## Begin RECORDS TO USE

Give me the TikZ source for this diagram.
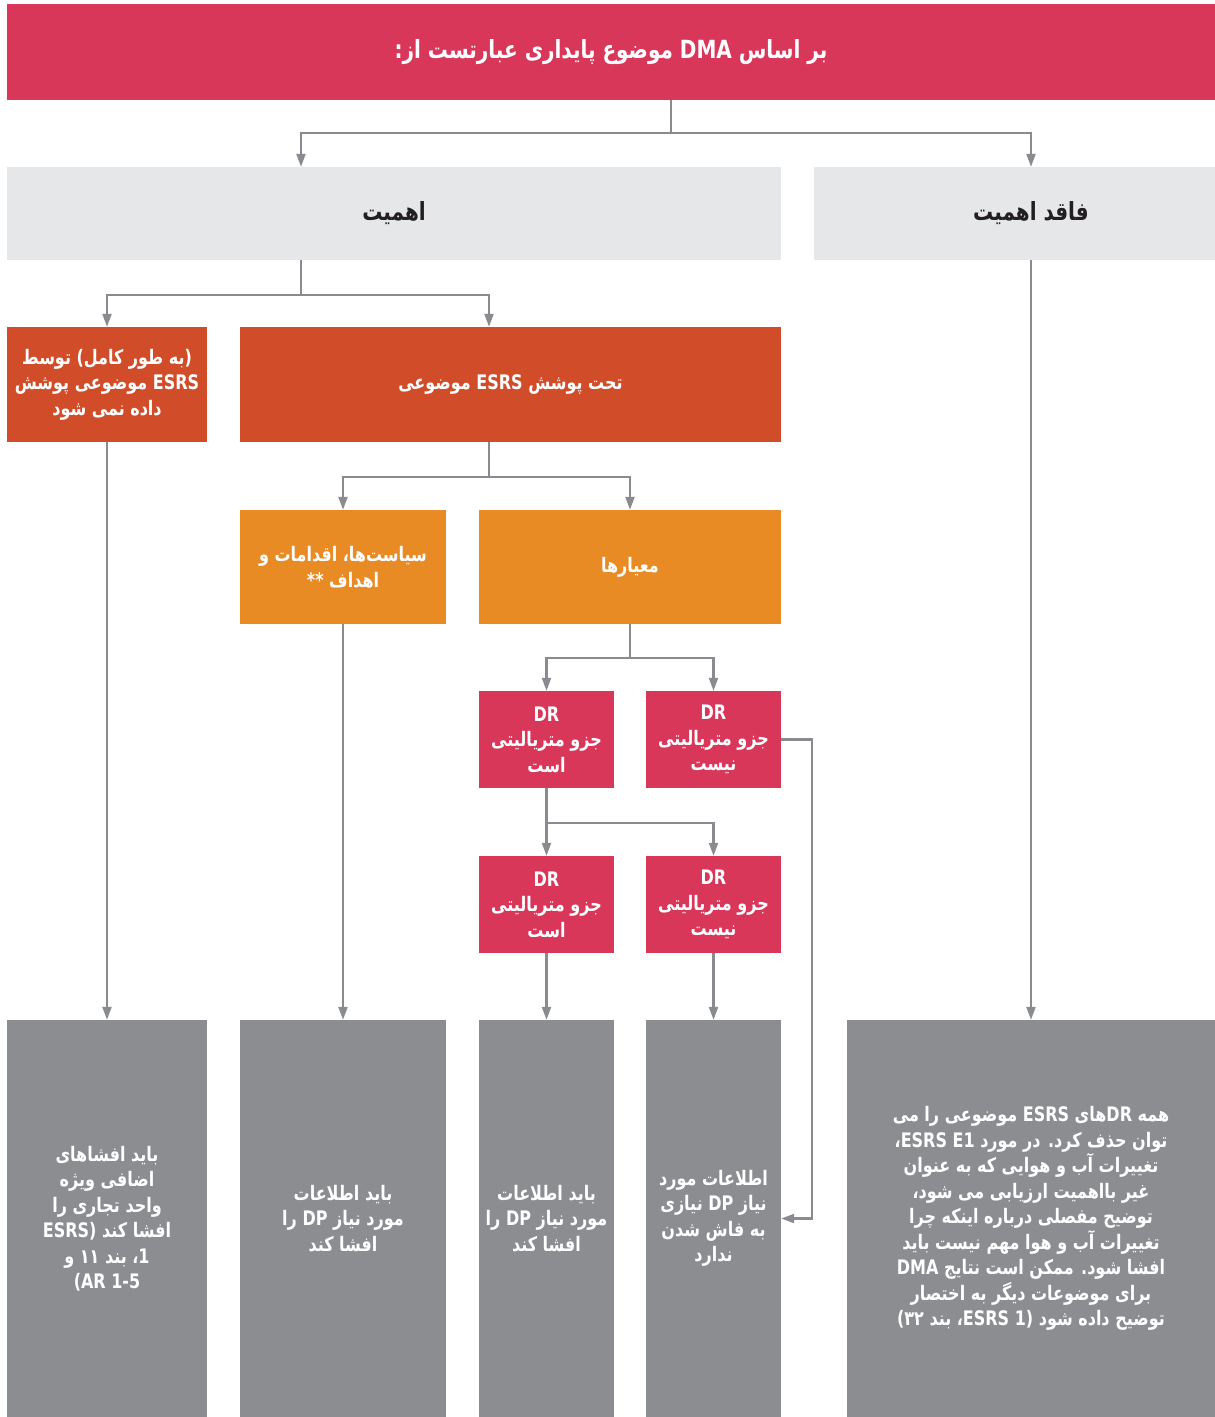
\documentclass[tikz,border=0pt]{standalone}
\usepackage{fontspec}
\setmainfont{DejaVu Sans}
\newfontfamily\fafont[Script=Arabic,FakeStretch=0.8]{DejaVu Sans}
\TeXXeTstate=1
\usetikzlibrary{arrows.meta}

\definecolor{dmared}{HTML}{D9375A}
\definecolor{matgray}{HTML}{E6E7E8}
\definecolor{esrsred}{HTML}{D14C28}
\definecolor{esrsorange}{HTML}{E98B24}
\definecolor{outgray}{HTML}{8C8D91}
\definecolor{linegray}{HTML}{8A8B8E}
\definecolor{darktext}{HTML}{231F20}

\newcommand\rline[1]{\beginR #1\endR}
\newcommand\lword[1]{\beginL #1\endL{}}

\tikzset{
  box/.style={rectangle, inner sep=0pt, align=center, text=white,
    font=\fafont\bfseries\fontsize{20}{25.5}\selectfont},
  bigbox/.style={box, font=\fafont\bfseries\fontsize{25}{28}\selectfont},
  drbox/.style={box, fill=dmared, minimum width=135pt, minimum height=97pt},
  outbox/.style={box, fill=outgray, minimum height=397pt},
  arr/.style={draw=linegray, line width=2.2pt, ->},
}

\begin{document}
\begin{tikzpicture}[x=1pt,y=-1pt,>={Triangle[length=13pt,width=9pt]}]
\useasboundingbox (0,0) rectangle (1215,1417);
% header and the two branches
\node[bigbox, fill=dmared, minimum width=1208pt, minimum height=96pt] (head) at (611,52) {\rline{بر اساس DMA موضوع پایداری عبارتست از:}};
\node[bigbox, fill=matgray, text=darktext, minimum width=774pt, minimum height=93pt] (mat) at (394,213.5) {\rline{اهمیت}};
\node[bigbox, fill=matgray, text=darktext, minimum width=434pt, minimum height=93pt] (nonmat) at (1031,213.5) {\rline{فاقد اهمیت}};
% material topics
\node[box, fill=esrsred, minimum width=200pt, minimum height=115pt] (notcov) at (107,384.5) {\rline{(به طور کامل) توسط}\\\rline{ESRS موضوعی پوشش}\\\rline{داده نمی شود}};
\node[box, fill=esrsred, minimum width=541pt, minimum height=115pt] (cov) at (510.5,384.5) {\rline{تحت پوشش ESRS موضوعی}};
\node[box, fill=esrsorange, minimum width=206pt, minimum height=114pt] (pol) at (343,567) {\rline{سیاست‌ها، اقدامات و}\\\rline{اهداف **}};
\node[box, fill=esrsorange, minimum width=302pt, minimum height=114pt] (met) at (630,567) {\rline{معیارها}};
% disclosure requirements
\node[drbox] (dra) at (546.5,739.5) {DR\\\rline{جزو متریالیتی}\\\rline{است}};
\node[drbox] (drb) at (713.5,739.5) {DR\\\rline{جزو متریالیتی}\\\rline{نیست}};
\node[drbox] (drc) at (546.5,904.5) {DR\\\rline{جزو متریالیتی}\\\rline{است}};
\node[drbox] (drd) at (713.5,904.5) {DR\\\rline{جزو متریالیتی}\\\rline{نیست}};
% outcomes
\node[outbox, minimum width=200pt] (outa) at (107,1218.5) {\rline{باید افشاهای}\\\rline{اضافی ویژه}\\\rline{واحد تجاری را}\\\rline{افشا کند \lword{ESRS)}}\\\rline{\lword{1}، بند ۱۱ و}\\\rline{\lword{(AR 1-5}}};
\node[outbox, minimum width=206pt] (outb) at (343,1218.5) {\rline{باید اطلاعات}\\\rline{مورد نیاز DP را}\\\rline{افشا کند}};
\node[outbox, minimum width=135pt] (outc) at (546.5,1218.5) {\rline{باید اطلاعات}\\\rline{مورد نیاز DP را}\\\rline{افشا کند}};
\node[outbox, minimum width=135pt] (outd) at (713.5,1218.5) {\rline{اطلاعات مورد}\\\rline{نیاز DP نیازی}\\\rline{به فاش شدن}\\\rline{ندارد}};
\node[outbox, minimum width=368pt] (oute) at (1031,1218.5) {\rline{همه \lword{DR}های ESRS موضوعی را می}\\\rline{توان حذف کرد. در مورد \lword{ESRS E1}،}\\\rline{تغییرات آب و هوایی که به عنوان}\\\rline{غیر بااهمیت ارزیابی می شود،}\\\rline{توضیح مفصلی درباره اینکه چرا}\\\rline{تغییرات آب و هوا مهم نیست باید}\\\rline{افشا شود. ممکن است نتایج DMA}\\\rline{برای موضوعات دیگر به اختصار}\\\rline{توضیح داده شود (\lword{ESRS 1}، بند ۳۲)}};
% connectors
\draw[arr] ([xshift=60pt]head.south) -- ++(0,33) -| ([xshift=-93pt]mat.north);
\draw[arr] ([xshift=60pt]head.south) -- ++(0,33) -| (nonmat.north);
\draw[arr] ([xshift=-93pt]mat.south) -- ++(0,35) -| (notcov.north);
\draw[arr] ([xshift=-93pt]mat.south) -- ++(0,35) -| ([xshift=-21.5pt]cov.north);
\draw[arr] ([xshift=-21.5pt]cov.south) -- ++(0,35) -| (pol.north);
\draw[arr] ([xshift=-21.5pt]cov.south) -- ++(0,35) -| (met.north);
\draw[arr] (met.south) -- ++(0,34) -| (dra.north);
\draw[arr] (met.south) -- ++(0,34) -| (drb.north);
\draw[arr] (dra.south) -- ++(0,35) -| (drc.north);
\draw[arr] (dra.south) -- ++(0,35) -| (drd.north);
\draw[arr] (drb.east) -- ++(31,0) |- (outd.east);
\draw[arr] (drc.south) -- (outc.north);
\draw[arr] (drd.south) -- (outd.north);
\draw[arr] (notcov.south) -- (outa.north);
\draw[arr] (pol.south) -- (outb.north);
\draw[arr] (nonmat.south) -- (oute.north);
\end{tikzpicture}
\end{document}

## End RECORDS TO USE
## Begin RECORDS TO USE

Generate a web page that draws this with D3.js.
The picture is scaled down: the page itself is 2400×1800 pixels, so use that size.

## End RECORDS TO USE

THE TASK:
Gather up the lines containing the word "that" from these records and copy them.

TASK SOLUTION:
Generate a web page that draws this with D3.js.
The picture is scaled down: the page itself is 2400×1800 pixels, so use that size.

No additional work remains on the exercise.